How to Run a Presidential Campaign

Thursday, June 19th, 2008

Let’s face it. Campaigning for President has become a narrow road laced with minefields. We’ve made the process all about avoiding any word, deed or notion that could possibly offend anyone.

Why?

A hundred years or so ago, the campaigns abounded with silly songs, limricks and absolute lies. We still managed to elect capable Presidents.

Who really cares if you have a bastard son someplace? Hey, so what if you matriculated publicly. Are you gonna kill Osama bin Laden? That’s what we really want.

Some folks are lazy or criminals or slobs. You used to be able to label people, and the voters understood. Everyone has a lazy SOB in their family or their neighborhood. No one minds you telling him to get off his ass and get a job like everyone else.

You can’t be a plain speaker any more.
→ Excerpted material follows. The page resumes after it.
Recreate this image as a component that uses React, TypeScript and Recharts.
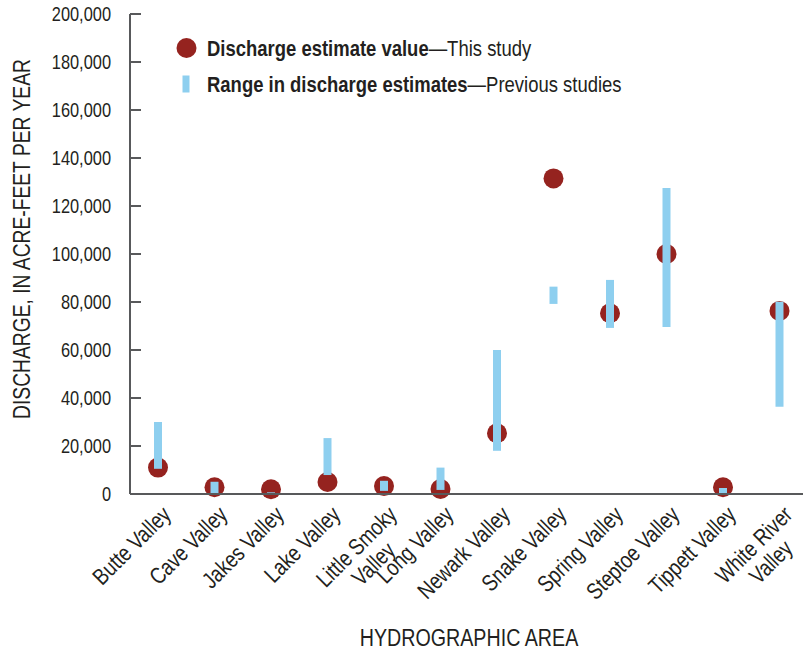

Silent Cal? Please… Teddy Roosevelt? A former soldier and a hunter? And not afraid to send in the Marines? Even JFK couldn’t get elected these days. “Ask not what your country can do for you?” The papers would rip him to shreds.

Oh, for the good old days.

Ma, ma, where’s my pa? Gone to the White House, ha, ha, ha.

Can a Regular American Win the White House?

Sunday, February 17th, 2008

DJ Drummond asks this question at Wizbang and does a thorough exploration of the possible answers.

The current top candidates all appear to be professional politicians, wealthy professional politicians. DJ details their resumes and their wealth. He asks the question: Where is the candidate that has a lot in common with the average voter?

I’d have to say that all three of the top candidate have a lot in common with the average voter. That’s the problem.

The average voter does not want to be bothered by government but does want government to restrict his neighbors from being annoying, different, too successful, immoral and not like him.

The average voter wants the government to be there for any emergency for him and his family and friends, but not to waste resources on other people. The government should always be prepared for anything, no matter how unlikely, but the average voter is unwilling to pay for such readiness.

The average voter will never object to any law, regulation or direction from the government that has no effect on him or his family and friends. He will, on the other hand, fight every such intrusion into his life whether it makes sense or not.

The average voter will not vote.

American presidential politics today is not so very different than it was a hundred years ago. The populists were rich and their platforms focused on taking from the successful and giving to the unsuccessful. The average voter cast his ballot based upon the promises made by the candidates and what they and their party’s could do for him.

Regular Americans, the common man, the average voter are just that: regular, common, average. So are the candidates that they vote for.

We’re nearing the end of a primary process that involves those Americans truely dedicated to politics. Look what that process, run by and voted upon by those most in the know, has produced for candidates. Three wealthy, professional politicians, that publicly stand for policies and programs that Americans would never accept if they knew how it would affect them. But the average voter truly believes that these policies and programs will only affect other, the ones who deserve to be regulated, restricted and repressed.

And the average voter will not vote.